The directive on waste electrical and electronic equipment is expected to largely eliminate risks to the environment from its disposal.
A related proposal on the restriction of hazardous substances in electrical and electronic equipment should ensure that substances that pose a risk at the waste stage are no longer used in new equipment if appropriate replacements are available.
Member States will have to set up collection systems for waste electrical and electronic equipment (WEEE) and electronic equipment, take measures so that the waste electronics is collected separately and achieve a binding target of 4 kg per capita/per year for the separate collection of WEEE from private households. All costs from the collection points to the environmentally sound treatment, re-use and recycling will be covered by producers for their own products.
They will have to provide a financial guarantee at the moment a new product is put on the market.
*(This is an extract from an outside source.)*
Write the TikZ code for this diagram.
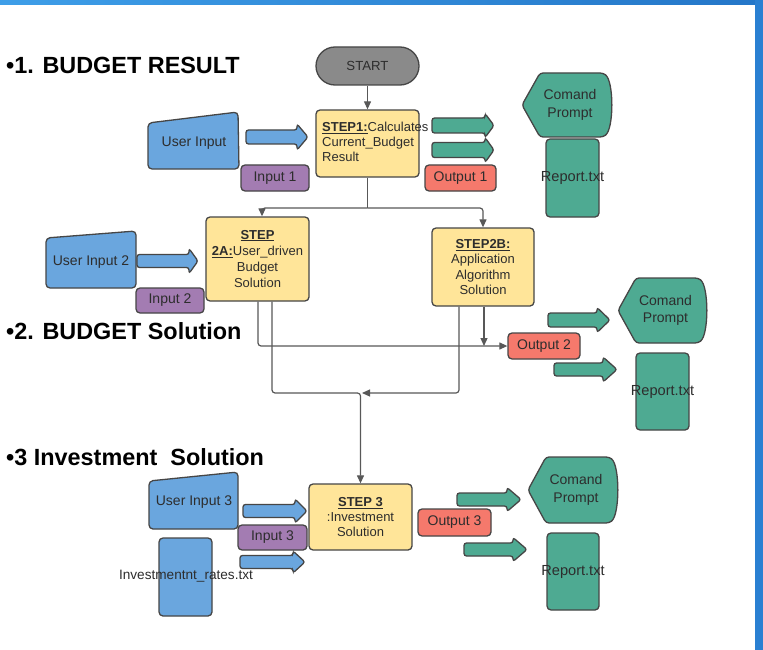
\documentclass[tikz,border=0pt]{standalone}
\usepackage{fontspec}
\setmainfont{Liberation Sans}
\usetikzlibrary{arrows.meta,calc}
\definecolor{bluef}{RGB}{106,166,222}
\definecolor{purplef}{RGB}{163,124,178}
\definecolor{redf}{RGB}{245,121,108}
\definecolor{yellowf}{RGB}{255,229,153}
\definecolor{greenf}{RGB}{78,170,146}
\definecolor{grayf}{RGB}{138,138,138}
\definecolor{edgec}{RGB}{70,70,70}
\definecolor{txtc}{RGB}{45,45,45}
\definecolor{connc}{RGB}{88,88,88}
\definecolor{barL}{RGB}{62,158,232}
\definecolor{barR}{RGB}{36,118,200}
\definecolor{barS}{RGB}{42,128,210}

% block arrow: fill, x start, x head base, x tip, y centre, shaft half, head half
\newcommand\blkarrow[7]{%
  \draw[draw=edgec, line width=1.3pt, fill=#1, rounded corners=2.5pt]
    (#2,#5-#6) -- (#3,#5-#6) -- (#3,#5-#7) -- (#4,#5) -- (#3,#5+#7)
    -- (#3,#5+#6) -- (#2,#5+#6) -- cycle;}
% command prompt display shape: name, x1, y1, x2, y2
\newcommand\cmdshape[5]{%
  \draw[draw=edgec, line width=1.3pt, fill=greenf, rounded corners=3pt]
    (#2+18,#3) -- (#4-9,#3) .. controls (#4+2,#3+8) and (#4+2,#5-8) .. (#4-9,#5)
    -- (#2+18,#5) -- (#2,{(#3+#5)/2}) -- cycle;
  \node[txtn, font=\fontsize{14}{17.5}\selectfont] (#1) at ({(#2+#4)/2+3},{(#3+#5)/2}) {Comand\\Prompt};}

\begin{document}
\begin{tikzpicture}[x=1pt,y=-1pt,
  box/.style={draw=edgec, line width=1.3pt, rounded corners=4pt, inner sep=0pt,
    text=txtc, font=\fontsize{14}{16}\selectfont, align=center},
  txtn/.style={inner sep=0pt, text=txtc, font=\fontsize{14}{16}\selectfont, align=center},
  title/.style={inner sep=0pt, anchor=base west, text=black,
    font=\bfseries\fontsize{23.4}{27}\selectfont},
  conn/.style={draw=connc, line width=1.2pt, -{Triangle[length=8pt,width=7pt]}},
  connl/.style={draw=connc, line width=1.2pt},
  ushape/.style={draw=edgec, line width=1.3pt, fill=bluef, rounded corners=4pt}]
\useasboundingbox (0,0) rectangle (763,650);
\fill[white] (0,0) rectangle (763,650);
\shade[left color=barL, right color=barR] (0,0) rectangle (763,5);
\fill[barS] (755,0) rectangle (763,650);

% titles
\node[title] (t1) at (6,74) {•1. BUDGET RESULT};
\node[title] (t2) at (6,339) {•2. BUDGET Solution};
\node[title] (t3) at (6,465) {•3 Investment\ \ Solution};

% ---------- section 1 ----------
\node[box, fill=grayf, minimum width=103pt, minimum height=38pt, rounded corners=19pt, font=\fontsize{13.2}{15}\selectfont] (start) at (367.5,66) {START};
\draw[ushape] (148,123) -- (238,112) -- (239,169) -- (148,169) -- cycle;
\node[txtn] (u1) at (194,143) {User Input};
\blkarrow{bluef}{246}{297}{308}{137}{7}{13}
\node[box, fill=purplef, minimum width=68pt, minimum height=26pt] (i1) at (275,178) {Input 1};
\node[box, fill=yellowf, minimum width=103pt, minimum height=67pt] (s1) at (367.5,143.5) {};
\blkarrow{greenf}{432}{485}{494}{125.5}{7.5}{12}
\blkarrow{greenf}{432}{485}{494}{150}{7.5}{12.5}
\node[box, fill=redf, minimum width=71pt, minimum height=26pt] (o1) at (460.5,178) {Output 1};
\node[txtn, anchor=west, align=left, font=\fontsize{13}{15}\selectfont] (s1t) at (322,142)
  {\underline{\textbf{STEP1:}}Calculates\\Current\_Budget\\Result};
\cmdshape{cp1}{522}{73}{612}{137}
\node[box, fill=greenf, minimum width=53pt, minimum height=78pt] (r1) at (572.5,178) {};
\node[txtn, font=\fontsize{14.6}{16}\selectfont] (r1t) at (r1) {Report.txt};

% ---------- section 2 ----------
\draw[ushape] (46,238) -- (136,231) -- (136,288) -- (46,288) -- cycle;
\node[txtn] (u2) at (91,262) {User Input 2};
\blkarrow{bluef}{137}{189}{198}{261}{6.5}{12.5}
\node[box, fill=purplef, minimum width=68pt, minimum height=25pt] (i2) at (170,300.5) {Input 2};
\node[box, fill=yellowf, minimum width=103pt, minimum height=84pt, font=\fontsize{13}{16.3}\selectfont] (s2a) at (257.5,259)
  {\underline{\textbf{STEP}}\\\underline{\textbf{2A:}}User\_driven\\Budget\\Solution};
\node[box, fill=yellowf, minimum width=102pt, minimum height=78pt, font=\fontsize{13}{15.3}\selectfont] (s2b) at (483,267)
  {\underline{\textbf{STEP2B:}}\\Application\\Algorithm\\Solution};
\node[box, fill=redf, minimum width=72pt, minimum height=26pt] (o2) at (544,346) {Output 2};
\blkarrow{greenf}{548}{597}{610}{320}{7}{12.5}
\blkarrow{greenf}{554}{603}{617}{369.5}{6.5}{12.5}
\cmdshape{cp2}{618}{278}{707}{343}
\node[box, fill=greenf, minimum width=53pt, minimum height=77pt] (r2) at (662.5,391.5) {};
\node[txtn, font=\fontsize{14.6}{16}\selectfont] (r2t) at (r2) {Report.txt};

% ---------- section 3 ----------
\draw[ushape] (149,481) -- (238,472) -- (238,529) -- (149,529) -- cycle;
\node[txtn] (u3) at (194,502) {User Input 3};
\node[box, fill=bluef, minimum width=53pt, minimum height=78pt] (inv) at (185.5,577) {};
\node[txtn, font=\fontsize{13.6}{16}\selectfont] (invt) at (186,576) {Investmentnt\_rates.txt};
\blkarrow{bluef}{243}{295}{307}{511}{6.5}{12}
\blkarrow{bluef}{240}{293}{305}{562}{6.5}{11}
\node[box, fill=purplef, minimum width=69pt, minimum height=25pt] (i3) at (272.5,537.5) {Input 3};
\node[box, fill=yellowf, minimum width=103pt, minimum height=66pt, font=\fontsize{13}{15}\selectfont] (s3) at (360.5,517)
  {\underline{\textbf{STEP 3}}\\:Investment\\Solution};
\blkarrow{greenf}{457}{507}{521}{499.5}{6.5}{12}
\blkarrow{greenf}{464}{513}{527}{549.5}{6.5}{12}
\node[box, fill=redf, minimum width=73pt, minimum height=27pt] (o3) at (454.5,522.5) {Output 3};
\cmdshape{cp3}{528}{457}{618}{523}
\node[box, fill=greenf, minimum width=52pt, minimum height=77pt] (r3) at (573,571.5) {};
\node[txtn, font=\fontsize{14.6}{16}\selectfont] (r3t) at (r3) {Report.txt};

% ---------- connectors ----------
\draw[conn] (start.south) -- (s1.north);
\coordinate (split) at (367.5,208);
\draw[connl] (s1.south) -- (split);
\draw[conn, rounded corners=3pt] (split) -| ([xshift=4.5pt]s2a.north);
\draw[conn, rounded corners=3pt] (split) -| (s2b.north);

\coordinate (a1) at ([xshift=0.5pt]s2a.south);
\coordinate (a2) at ([xshift=14.5pt]s2a.south);
\coordinate (b1) at ([xshift=-24pt]s2b.south);
\coordinate (b2) at ([xshift=1pt]s2b.south);
\coordinate (m) at (360.5,393);
\draw[conn, rounded corners=3pt] (a1) |- (o2.west);
\draw[conn] (b2) -- (b2 |- o2.west);
\draw[conn, rounded corners=3pt] (a2) |- (m) -- (s3.north);
\draw[conn, rounded corners=3pt] (b1) |- ([xshift=1.5pt]m);
\end{tikzpicture}
\end{document}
This financial guarantee shall ensure that the management of the waste will be paid by the producer once the equipment reaches its end of life.
The producer will, however, also have the choice of either managing the waste on an individual basis or participating in collective schemes. This is an important departure from existing schemes where producers pay a flat rate contribution for the recycling of waste from so-called historical products.
Such schemes are still necessary to collect funds for the recycling of old products for which no provisions have been made at the time when they were put on the market and, for these products, this system will continue to apply for a certain time. However, once the new rules will be fully implemented, producers who design their products for re-use and recycling will be rewarded by lower costs for the treatment of their waste.
The Parliament and the Council also agreed to a ban on four heavy metals (lead, cadmium, mercury and hexavalent chromium) and the brominated flame retardants PBB and PBDE from 1July 2006. Existing national measures on these substances can continue to apply until that date, by which they have to be replaced by the new Community rules. A list of exemptions for certain applications for which currently there is no technical replacement shall be reviewed periodically with a view to progressively reducing these exemptions.